[Challenge] Would you pull out every line of the material that contains the string "with"?

────

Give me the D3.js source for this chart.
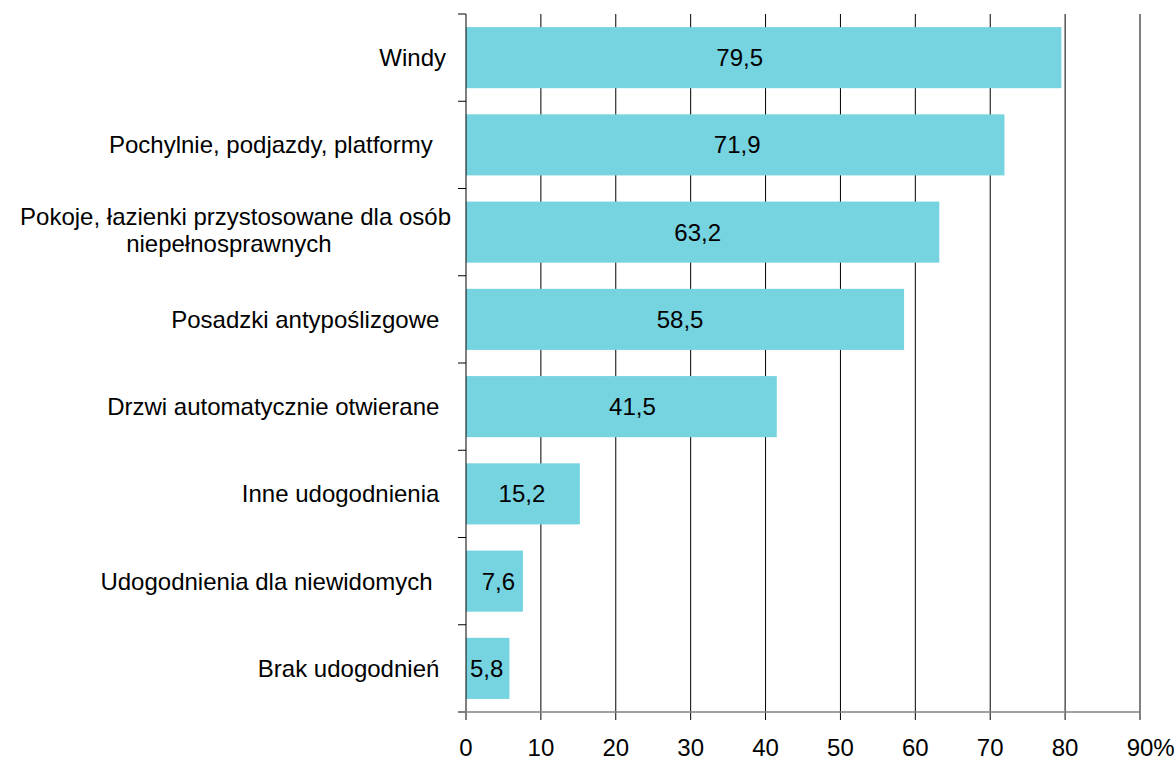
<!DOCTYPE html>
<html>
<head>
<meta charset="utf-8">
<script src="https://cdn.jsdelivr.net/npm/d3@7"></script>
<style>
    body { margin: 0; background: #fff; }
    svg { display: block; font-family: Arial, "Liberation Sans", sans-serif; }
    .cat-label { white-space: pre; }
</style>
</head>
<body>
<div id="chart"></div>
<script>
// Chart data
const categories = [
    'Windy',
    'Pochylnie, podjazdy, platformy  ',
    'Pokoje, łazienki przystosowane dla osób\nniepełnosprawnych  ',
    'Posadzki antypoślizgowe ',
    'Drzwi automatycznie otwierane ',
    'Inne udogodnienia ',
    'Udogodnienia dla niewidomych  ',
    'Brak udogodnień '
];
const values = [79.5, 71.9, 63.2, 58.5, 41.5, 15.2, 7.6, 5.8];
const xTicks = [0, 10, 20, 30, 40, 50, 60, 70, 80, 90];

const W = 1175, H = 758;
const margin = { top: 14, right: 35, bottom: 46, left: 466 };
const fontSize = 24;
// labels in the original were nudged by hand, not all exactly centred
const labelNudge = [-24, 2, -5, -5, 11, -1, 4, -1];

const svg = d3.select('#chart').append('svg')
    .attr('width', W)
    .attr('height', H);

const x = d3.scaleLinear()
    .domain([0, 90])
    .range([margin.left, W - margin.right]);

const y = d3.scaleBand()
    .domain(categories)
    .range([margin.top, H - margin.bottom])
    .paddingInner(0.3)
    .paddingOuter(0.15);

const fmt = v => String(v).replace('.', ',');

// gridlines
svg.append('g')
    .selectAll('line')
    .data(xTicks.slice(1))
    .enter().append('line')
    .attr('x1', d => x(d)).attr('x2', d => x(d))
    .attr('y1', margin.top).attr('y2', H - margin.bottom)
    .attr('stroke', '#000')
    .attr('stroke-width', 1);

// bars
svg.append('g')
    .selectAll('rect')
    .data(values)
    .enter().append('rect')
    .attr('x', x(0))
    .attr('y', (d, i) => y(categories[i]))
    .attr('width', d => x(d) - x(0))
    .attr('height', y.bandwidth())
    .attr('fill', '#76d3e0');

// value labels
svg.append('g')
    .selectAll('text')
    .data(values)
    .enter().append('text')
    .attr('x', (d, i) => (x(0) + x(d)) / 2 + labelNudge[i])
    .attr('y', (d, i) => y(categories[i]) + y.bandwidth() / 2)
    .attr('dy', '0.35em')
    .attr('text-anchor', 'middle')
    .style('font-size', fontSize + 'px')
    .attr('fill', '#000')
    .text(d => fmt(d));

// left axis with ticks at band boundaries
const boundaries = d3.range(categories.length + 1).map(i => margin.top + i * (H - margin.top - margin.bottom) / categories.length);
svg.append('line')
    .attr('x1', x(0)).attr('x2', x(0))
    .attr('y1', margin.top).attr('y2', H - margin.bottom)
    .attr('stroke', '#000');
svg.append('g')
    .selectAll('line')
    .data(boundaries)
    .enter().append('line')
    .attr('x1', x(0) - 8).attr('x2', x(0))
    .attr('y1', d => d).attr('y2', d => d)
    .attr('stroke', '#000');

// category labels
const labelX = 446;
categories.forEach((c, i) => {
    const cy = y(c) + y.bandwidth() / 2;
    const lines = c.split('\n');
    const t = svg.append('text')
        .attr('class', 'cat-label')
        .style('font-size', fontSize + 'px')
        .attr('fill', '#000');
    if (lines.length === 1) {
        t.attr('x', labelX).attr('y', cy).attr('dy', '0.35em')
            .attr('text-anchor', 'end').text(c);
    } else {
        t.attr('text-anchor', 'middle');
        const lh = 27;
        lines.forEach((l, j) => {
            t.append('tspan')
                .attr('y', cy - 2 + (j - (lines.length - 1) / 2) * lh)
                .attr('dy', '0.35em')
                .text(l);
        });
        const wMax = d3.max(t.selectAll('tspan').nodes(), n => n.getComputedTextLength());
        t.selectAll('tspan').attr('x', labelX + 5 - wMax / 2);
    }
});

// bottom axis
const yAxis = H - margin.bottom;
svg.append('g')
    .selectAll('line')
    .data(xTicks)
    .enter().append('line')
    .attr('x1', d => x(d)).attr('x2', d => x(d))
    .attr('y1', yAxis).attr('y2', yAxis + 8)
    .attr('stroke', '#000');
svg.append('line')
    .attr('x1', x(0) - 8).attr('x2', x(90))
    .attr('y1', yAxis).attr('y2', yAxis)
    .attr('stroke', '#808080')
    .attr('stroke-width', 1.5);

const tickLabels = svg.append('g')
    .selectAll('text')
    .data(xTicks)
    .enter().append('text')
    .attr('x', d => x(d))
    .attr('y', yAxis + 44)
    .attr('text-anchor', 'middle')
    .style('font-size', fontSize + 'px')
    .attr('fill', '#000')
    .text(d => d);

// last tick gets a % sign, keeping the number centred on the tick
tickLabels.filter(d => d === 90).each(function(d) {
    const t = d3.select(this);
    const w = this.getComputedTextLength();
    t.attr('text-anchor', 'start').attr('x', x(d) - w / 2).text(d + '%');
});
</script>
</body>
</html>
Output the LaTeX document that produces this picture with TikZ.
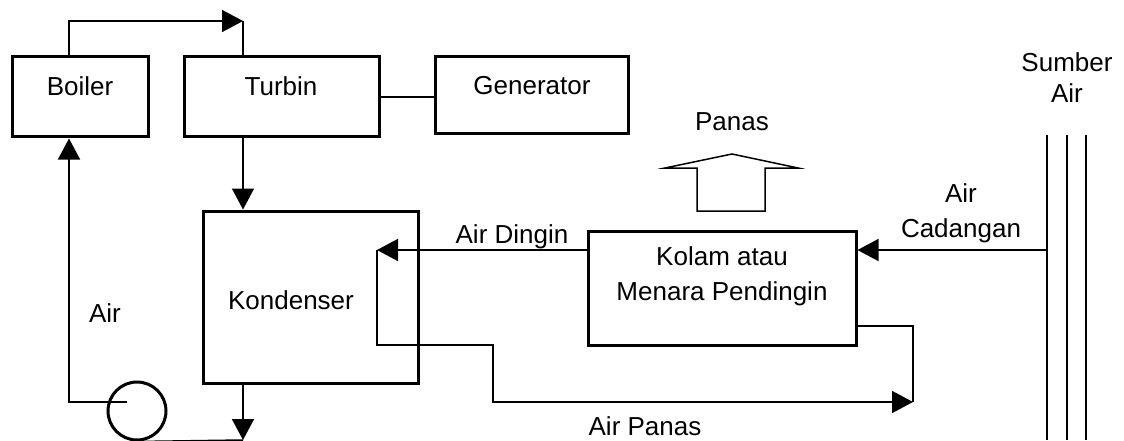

────

[Answer in full]
// left axis with ticks at band boundaries
Output the LaTeX document that produces this picture with TikZ.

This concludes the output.